Les seigneurs de la guerre qui détenaient le commandement militaire de ces groupes armés sont devenus des généraux et des colonels de l’armée nationale. Les chefs des branches politiques de ces mouvements rebelles se retrouvent maintenant au Parlement, au gouvernement et dans l’administration territoriale. Au long des années, on a vu se consolider un système basé sur l’AFDL-RCD-CNDP-M23 et une exploitation illégale des ressources naturelles de la RDCongo qui a son épicentre au Rwanda, mais dont les conséquences de mort et d’appauvrissement ont un impact néfaste sur la RDCongo. Il est connu de tous que ce système dépend de l’appui du régime rwandais: Kinshasa agit sur ordre de Kigali, en particulier du président Paul Kagame, du ministre de la Défense James Kabarebe et de la ministre des Affaires étrangères, Louise Mushikiwabo.
La solution existe et elle est politique.

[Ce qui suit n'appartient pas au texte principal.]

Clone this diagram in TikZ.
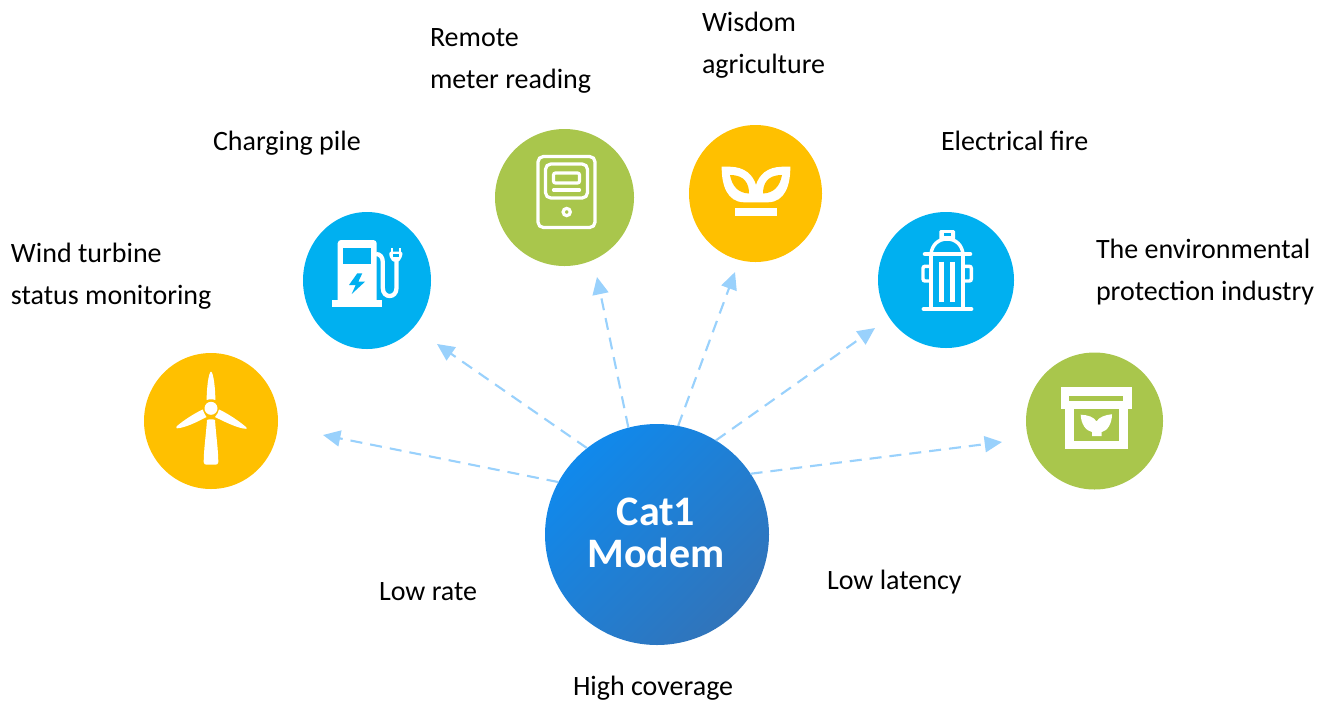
\documentclass[tikz,border=0pt]{standalone}
\usepackage{fontspec}
\setmainfont{Carlito}
\usetikzlibrary{arrows.meta,shapes.geometric}
\definecolor{cyellow}{HTML}{FFC000}
\definecolor{cblue}{HTML}{00B0F0}
\definecolor{cgreen}{HTML}{A9C64C}
\definecolor{carrow}{HTML}{99D1FC}
\definecolor{cmainA}{HTML}{1089EC}
\definecolor{cmainB}{HTML}{3174BA}
\tikzset{
  x=0.75pt,y=-0.75pt,
  disc/.style={ellipse,inner sep=0pt,outer sep=0pt,draw=none},
  lab/.style={anchor=base west,inner sep=0pt,outer sep=0pt,align=left,text=black,font=\fontsize{21}{31.5}\selectfont},
  link/.style={draw=carrow,line width=1.6pt,dash pattern=on 9pt off 6pt,-{Triangle[length=13pt,width=12pt,fill=carrow]}},
  ink/.style={fill=white,draw=none},
  ln/.style={draw=white,line width=2.4pt},
  lnr/.style={draw=white,line width=2.4pt,line cap=round},
}
\begin{document}
\begin{tikzpicture}
\useasboundingbox (0,0) rectangle (1317,701);
% discs
\node[disc,fill=cyellow,minimum width=100.5pt,minimum height=102pt] (wind) at (211,421) {};
\node[disc,fill=cblue,minimum width=96pt,minimum height=102.75pt] (charge) at (367,280.5) {};
\node[disc,fill=cgreen,minimum width=104.25pt,minimum height=102.75pt] (meter) at (564.5,197.5) {};
\node[disc,fill=cyellow,minimum width=99.75pt,minimum height=102.75pt] (agri) at (755.5,193.5) {};
\node[disc,fill=cblue,minimum width=102pt,minimum height=102pt] (fire) at (946,280) {};
\node[disc,fill=cgreen,minimum width=102.75pt,minimum height=102.75pt] (env) at (1094.5,421) {};
\node[disc,minimum width=168pt,minimum height=165.75pt,left color=cmainA,right color=cmainB,shading angle=45] (main) at (657,534.5) {};
\node[text=white,align=center,inner sep=0pt,font=\fontsize{31.5}{31.3}\selectfont\bfseries] (title) at (656,533) {Cat1\\Modem};
% connector ends
\coordinate (tipwind) at (323,435);
\coordinate (tipcharge) at (437,344);
\coordinate (tipmeter) at (597,277);
\coordinate (tipagri) at (735,272);
\coordinate (tipfire) at (875,328);
\coordinate (tipenv) at (1002,442);
\draw[link] (main.152.3) -- (tipwind);
\draw[link] (main.129.9) -- (tipcharge);
\draw[link] (main.105.7) -- (tipmeter);
\draw[link] (main.79.7) -- (tipagri);
\draw[link] (main.58.2) -- (tipfire);
\draw[link] (main.33.5) -- (tipenv);
% labels
\node[lab] (l1) at (11,304) {Wind turbine\\status monitoring};
\node[lab] (l2) at (213,150) {Charging pile};
\node[lab] (l3) at (430,88) {Remote\\meter reading};
\node[lab] (l4) at (702,73) {Wisdom\\agriculture};
\node[lab] (l5) at (941,150) {Electrical fire};
\node[lab] (l6) at (1096,300) {The environmental\\protection industry};
\node[lab] (l7) at (379,600) {Low rate};
\node[lab] (l8) at (827,589) {Low latency};
\node[lab] (l9) at (573,695) {High coverage};
% wind turbine icon
\fill[white] (211,408.3) circle (6.5);
\path[ink] (211,371.7) .. controls (213.5,372) and (215.5,390) .. (215.3,400) .. controls (213,399) and (209,399) .. (206.7,400) .. controls (206.5,390) and (208.5,372) .. (211,371.7) -- cycle;
\path[ink] (207,420) .. controls (209,419) and (213,419) .. (215,420) .. controls (216,435) and (218.3,450) .. (218.3,462) .. controls (218.3,464) and (217,464.5) .. (216,464.5) -- (206,464.5) .. controls (205,464.5) and (203.7,464) .. (203.7,462) .. controls (203.7,450) and (206,435) .. (207,420) -- cycle;
\path[ink] (202.7,409.5) .. controls (203.5,412) and (205,415) .. (206.5,417) .. controls (198,421.5) and (185,428) .. (177,428.3) .. controls (176,428) and (176,427) .. (177,426) .. controls (184,420) and (195,413) .. (202.7,409.5) -- cycle;
\path[ink] (219,409.5) .. controls (218.5,412) and (217,415) .. (215,417) .. controls (224,421.5) and (238,428.5) .. (246,428.8) .. controls (247,428.5) and (247,428) .. (246,427) .. controls (239,421) and (227,413) .. (219,409.5) -- cycle;
% charging pile icon
\path[ink,rounded corners=2.5pt] (337.7,303) -- (337.7,240) -- (376.7,240) -- (376.7,303) -- cycle;
\path[ink] (332.3,300) rectangle (381.7,306.7);
\fill[cblue] (342.7,248.3) rectangle (371,264.3);
\fill[cblue] (357.3,273.3) -- (349,285) -- (355.7,285) -- (351.7,294) -- (365,281.7) -- (358.3,281.7) -- (362.3,273.3) -- cycle;
\draw[white,line width=3.2pt] (376,254) .. controls (380,254) and (382.8,257) .. (382.8,262) -- (382.8,288) .. controls (382.8,298.7) and (396.5,298.7) .. (396.5,288) -- (396.5,260);
\path[ink,rounded corners=1pt] (389.3,251.7) -- (402.3,251.7) -- (402.3,256) -- (399,261.7) -- (392.7,261.7) -- (389.3,256) -- cycle;
\path[ink] (390.7,248.3) rectangle (392.9,252);
\path[ink] (398.8,248.3) rectangle (401,252);
\fill[cblue] (392.7,254) rectangle (399,257);
% meter icon
\draw[ln,rounded corners=4pt] (538,156.5) rectangle (595,227.5);
\draw[ln,rounded corners=4pt] (545.5,164) rectangle (587.5,198);
\draw[ln,rounded corners=1.5pt] (553.5,173) rectangle (579.5,183);
\draw[lnr] (553.5,190) -- (579.5,190);
\draw[ln] (566.7,212) circle (3.6);
% plant icon
\path[ink] (735,207.7) rectangle (776.7,216);
\path[ink] (721.7,166.7) -- (730,166.7) .. controls (745,167) and (753,175) .. (756,185) .. controls (759,175) and (767,167) .. (782,166.7) -- (790.3,166.7) .. controls (790.5,185) and (785,202) .. (768,202.3) -- (744,202.3) .. controls (727,202) and (721.5,185) .. (721.7,166.7) -- cycle;
\fill[cyellow] (730,175) .. controls (745,175) and (749,184) .. (749,193.5) .. controls (738,193) and (732,186) .. (730,175) -- cycle;
\fill[cyellow] (782,175) .. controls (767,175) and (763,184) .. (763,193.5) .. controls (774,193) and (780,186) .. (782,175) -- cycle;
% hydrant icon
\path[ink,rounded corners=1pt] (939.3,230) rectangle (955,240);
\fill[cblue] (944.3,233.3) rectangle (950.7,236);
\draw[white,line width=2.6pt] (931,254) .. controls (932,245) and (938,239) .. (947,239) .. controls (956,239) and (962,245) .. (963,254);
\draw[white,line width=3.4pt,line cap=round] (925,254) -- (970,254);
\draw[white,line width=2.6pt] (931,254) -- (931,309);
\draw[white,line width=2.6pt] (963,254) -- (963,309);
\draw[white,line width=3.4pt] (941.7,261.7) -- (941.7,301.7);
\draw[white,line width=3.4pt] (952.7,261.7) -- (952.7,301.7);
\draw[white,line width=2.6pt,rounded corners=1.5pt] (931,266.3) -- (923,266.3) -- (923,281) -- (931,281);
\draw[white,line width=2.6pt,rounded corners=1.5pt] (963,266.3) -- (971.3,266.3) -- (971.3,281) -- (963,281);
\draw[white,line width=3.6pt,line cap=round] (924,309) -- (971,309);
% box icon
\path[ink] (1060.7,387.3) rectangle (1132.3,409.3);
\path[ink] (1065.3,409.3) rectangle (1127.7,449.3);
\fill[cgreen] (1069.3,396) rectangle (1123.3,400.7);
\fill[cgreen] (1074,409.3) rectangle (1119.3,440.7);
\path[ink] (1080.7,414.7) .. controls (1088,415) and (1094,417) .. (1096.5,421.5) .. controls (1099,417) and (1105,415) .. (1112,414.2) .. controls (1112,424) and (1107,431) .. (1101.7,432) -- (1101.7,436) -- (1092,436) -- (1092,432) .. controls (1086,431) and (1081,424) .. (1080.7,414.7) -- cycle;
\end{tikzpicture}
\end{document}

Le peuple congolais veut un changement radical. Mais comment y parvenir? Comment s’opposer à ce système de l’AFDL-RCD-CNDP-M23 qui détient le pouvoir et les armes? Certains proposent des manifestations dans la rue, un soulèvement populaire ou le recours aux armes. Le risque est celui d’une répression sauvage par le pouvoir et le peuple en serait encore la principale victime. Une alternative possible est de mettre un terme au soutien que le système reçoit de l’extérieur, notamment du régime rwandais. Il faudrait mettre Kigali dans l’impossibilité de continuer à piloter le système de l’AFDL-RCD-CNDP-M23, comme il le fait encore actuellement en soutenant le M23. Tel est le sens des sanctions que la société civile congolaise continue à reclamer avec insistance au Conseil de Sécurité de l’Onu et à l’Union Européenne contre le régime rwandais, tout en prenant soin d’éviter des conséquences néfastes sur la population du rwandaise. Les sanctions peuvent comprendre une série de mesures, telles que un embargo sur les importations des armes et les exportations de minéraux pillés au Congo et étiquetés au Rwanda, une suspension de la coopération militaire, l’émission de mandats d’arrêt internationaux et le gel des biens des personnes et entités impliquées dans le conflit et citées dans les rapports de l’ONU. C’est en fragilisant l’actuel régime rwandais que l’on peut mettre fin au système de l’AFDL-RCD- CNDP-M23- en RDCongo. Ce serait une opération rapide, sans aucune dépense et, probablement, beaucoup plus efficace que l’intervention d’une hypothétique « force internationale neutre ». Il suffirait seulement d’un minimum de volonté politique. Au même temps, l’ONU et l’UE devraient faire pression sur Kinshasa, surtout dans les domaines de la démocratisation du pays (la réforme de la commission électorale), le respect des droits de l’homme (le procès Chebeya), la sécurité (changement de la chaîne de commandement dans l’armée et la police, une juste rémunération des militaires), la lutte contre l’impunité et la corruption (réforme du système judiciaire) et le secteur minier (la lutte contre l’exploitation des ressources naturelles du pays).
Dans ces conditions, il est toujours possible d’espérer un avenir de paix pour la RDCongo.